### THE EXERCISE
Look through the data and write out every line with the word "this" in it.

☆ ☆ ☆

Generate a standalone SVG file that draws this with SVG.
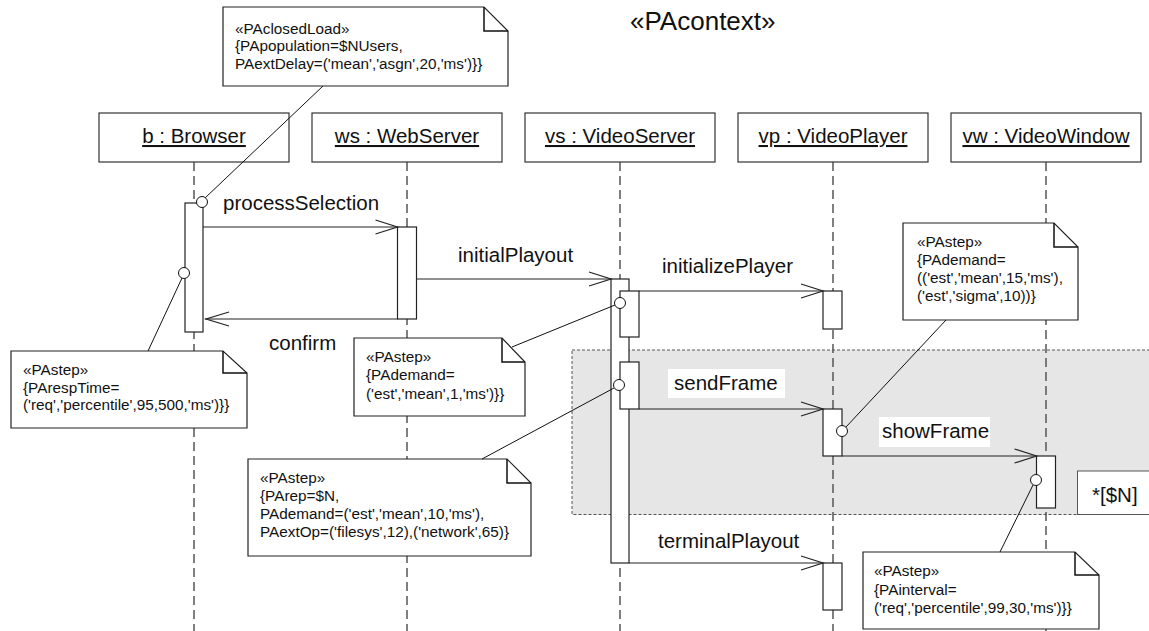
<svg xmlns="http://www.w3.org/2000/svg" width="1149" height="631" viewBox="0 0 1149 631">
<style>
.lbl{font-family:"Liberation Sans",Arial,sans-serif;font-size:20.5px;fill:#111}
.hd{font-family:"Liberation Sans",Arial,sans-serif;font-size:20.5px;fill:#111;text-decoration:underline}
.nt{font-family:"Liberation Sans",Arial,sans-serif;font-size:15.3px;fill:#111}
.ttl{font-family:"Liberation Sans",Arial,sans-serif;font-size:26px;fill:#111}
.box{fill:#fff;stroke:#333;stroke-width:1.2}
.act{fill:#fff;stroke:#222;stroke-width:1.2}
.life{stroke:#555;stroke-width:1.5;stroke-dasharray:9 5;fill:none}
.msg{stroke:#222;stroke-width:1.2;fill:none}
.note{fill:#fff;stroke:#222;stroke-width:1.2}
.fold{fill:none;stroke:#111;stroke-width:1.5}
.con{stroke:#111;stroke-width:1;fill:none}
.anc{fill:#fff;stroke:#111;stroke-width:1}
</style>

<text class="ttl" x="630" y="29.5">«PAcontext»</text>

<g id="loop">
<rect x="572" y="350" width="590" height="164.5" fill="#e6e6e6" stroke="#555" stroke-width="1" stroke-dasharray="3 2"/>
<rect x="1077.5" y="471" width="90" height="43.5" fill="#fff" stroke="#555" stroke-width="1"/>
<text class="lbl" x="1092" y="502">*[$N]</text>
</g>

<g id="lifelines">
<line class="life" x1="194" y1="162" x2="194" y2="631"/>
<line class="life" x1="407" y1="162" x2="407" y2="631"/>
<line class="life" x1="620" y1="162" x2="620" y2="631"/>
<line class="life" x1="833" y1="162" x2="833" y2="631"/>
<line class="life" x1="1046" y1="162" x2="1046" y2="631"/>
</g>

<g id="browser">
<rect class="box" x="99" y="113" width="190" height="49"/>
<text class="hd" x="194" y="143" text-anchor="middle">b : Browser</text>
<rect class="act" x="185" y="203" width="18" height="129"/>
</g>
<g id="webserver">
<rect class="box" x="312" y="113" width="190" height="49"/>
<text class="hd" x="407" y="143" text-anchor="middle">ws : WebServer</text>
<rect class="act" x="397.5" y="227" width="19" height="92"/>
</g>
<g id="videoserver">
<rect class="box" x="525" y="113" width="190" height="49"/>
<text class="hd" x="620" y="143" text-anchor="middle">vs : VideoServer</text>
<rect class="act" x="611" y="279" width="18" height="284"/>
<rect class="act" x="620" y="291" width="19" height="46"/>
<rect class="act" x="620" y="362" width="19" height="47"/>
</g>
<g id="videoplayer">
<rect class="box" x="738" y="113" width="190" height="49"/>
<text class="hd" x="833" y="143" text-anchor="middle">vp : VideoPlayer</text>
<rect class="act" x="823" y="291" width="19" height="38"/>
<rect class="act" x="823" y="409" width="19" height="47"/>
<rect class="act" x="823" y="563" width="19" height="47"/>
</g>
<g id="videowindow">
<rect class="box" x="951" y="113" width="190" height="49"/>
<text class="hd" x="1046" y="143" text-anchor="middle">vw : VideoWindow</text>
<rect class="act" x="1036.5" y="456" width="19" height="52"/>
</g>

<g id="messages">
<line class="msg" x1="203" y1="227" x2="397.5" y2="227"/>
<polyline class="msg" points="375.5,220 397.5,227 375.5,234"/>
<line class="msg" x1="397.5" y1="319" x2="205" y2="319"/>
<polyline class="msg" points="229,312 206,319 229,326"/>
<line class="msg" x1="416.5" y1="279" x2="611" y2="279"/>
<polyline class="msg" points="589,272 611,279 589,286"/>
<line class="msg" x1="639" y1="291" x2="823" y2="291"/>
<polyline class="msg" points="801,284 823,291 801,298"/>
<line class="msg" x1="639" y1="409" x2="823" y2="409"/>
<polyline class="msg" points="801,402 823,409 801,416"/>
<line class="msg" x1="842" y1="456" x2="1036.5" y2="456"/>
<polyline class="msg" points="1014.5,449 1036.5,456 1014.5,463"/>
<line class="msg" x1="629" y1="563" x2="823" y2="563"/>
<polyline class="msg" points="801,556 823,563 801,570"/>
<text class="lbl" x="223" y="210">processSelection</text>
<text class="lbl" x="269" y="350">confirm</text>
<text class="lbl" x="458" y="262">initialPlayout</text>
<text class="lbl" x="662" y="273">initializePlayer</text>
<rect x="668" y="369" width="117" height="29" fill="#fff"/>
<text class="lbl" x="674" y="390">sendFrame</text>
<rect x="879" y="417" width="111" height="30" fill="#fff"/>
<text class="lbl" x="882" y="438">showFrame</text>
<text class="lbl" x="658" y="548">terminalPlayout</text>
</g>

<g id="note-closedload">
<path class="note" d="M223,7 H484 L508,31 V86 H223 Z"/>
<path class="fold" d="M484,7 V31 H508"/>
<text class="nt" x="235" y="33.5">«PAclosedLoad»</text>
<text class="nt" x="235" y="51">{PApopulation=$NUsers,</text>
<text class="nt" x="235" y="68.5">PAextDelay=('mean','asgn',20,'ms')}}</text>
</g>
<g id="note-resptime">
<path class="note" d="M11,351 H223 L247,373 V428 H11 Z"/>
<path class="fold" d="M223,351 V373 H247"/>
<text class="nt" x="23" y="375">«PAstep»</text>
<text class="nt" x="23" y="392.5">{PArespTime=</text>
<text class="nt" x="23" y="410">('req','percentile',95,500,'ms')}}</text>
</g>
<g id="note-demand1">
<path class="note" d="M354,338 H502 L525,362 V416 H354 Z"/>
<path class="fold" d="M502,338 V362 H525"/>
<text class="nt" x="366" y="362">«PAstep»</text>
<text class="nt" x="366" y="380">{PAdemand=</text>
<text class="nt" x="366" y="399">('est','mean',1,'ms')}}</text>
</g>
<g id="note-rep">
<path class="note" d="M248,459 H507 L531,483 V556 H248 Z"/>
<path class="fold" d="M507,459 V483 H531"/>
<text class="nt" x="260" y="483">«PAstep»</text>
<text class="nt" x="260" y="501">{PArep=$N,</text>
<text class="nt" x="260" y="519">PAdemand=('est','mean',10,'ms'),</text>
<text class="nt" x="260" y="537">PAextOp=('filesys',12),('network',65)}</text>
</g>
<g id="note-demand2">
<path class="note" d="M903,223 H1054 L1078,247 V320 H903 Z"/>
<path class="fold" d="M1054,223 V247 H1078"/>
<text class="nt" x="917" y="247">«PAstep»</text>
<text class="nt" x="917" y="265">{PAdemand=</text>
<text class="nt" x="917" y="283">(('est','mean',15,'ms'),</text>
<text class="nt" x="917" y="301">('est','sigma',10))}</text>
</g>
<g id="note-interval">
<path class="note" d="M863,552 H1075 L1099,575 V629 H863 Z"/>
<path class="fold" d="M1075,552 V575 H1099"/>
<text class="nt" x="874" y="576">«PAstep»</text>
<text class="nt" x="874" y="594.5">{PAinterval=</text>
<text class="nt" x="874" y="613">('req','percentile',99,30,'ms')}}</text>
</g>

<g id="connectors">
<line class="con" x1="323" y1="86" x2="205" y2="198"/>
<circle class="anc" cx="202" cy="202" r="5.5"/>
<line class="con" x1="148" y1="351" x2="182" y2="278"/>
<circle class="anc" cx="184" cy="273" r="5.5"/>
<line class="con" x1="512" y1="347" x2="615" y2="305"/>
<circle class="anc" cx="620" cy="303" r="5.5"/>
<line class="con" x1="482" y1="459" x2="614" y2="388"/>
<circle class="anc" cx="619" cy="385" r="5.5"/>
<line class="con" x1="946" y1="320" x2="846" y2="427"/>
<circle class="anc" cx="842" cy="431" r="5.5"/>
<line class="con" x1="1000" y1="552" x2="1033" y2="485"/>
<circle class="anc" cx="1036" cy="480" r="5.5"/>
</g>
</svg>
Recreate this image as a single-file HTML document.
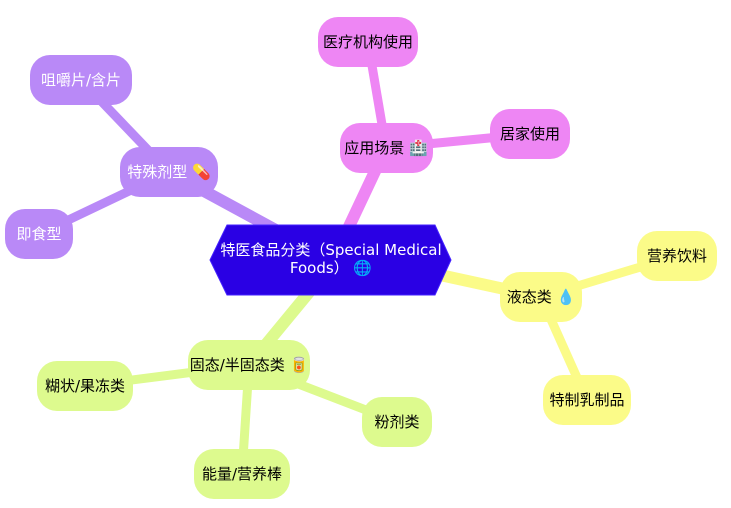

☆ ☆ ☆

### PROBLEM SOLUTION
Generate a standalone SVG file that draws this with SVG.
Recreate this image as a single-file HTML document.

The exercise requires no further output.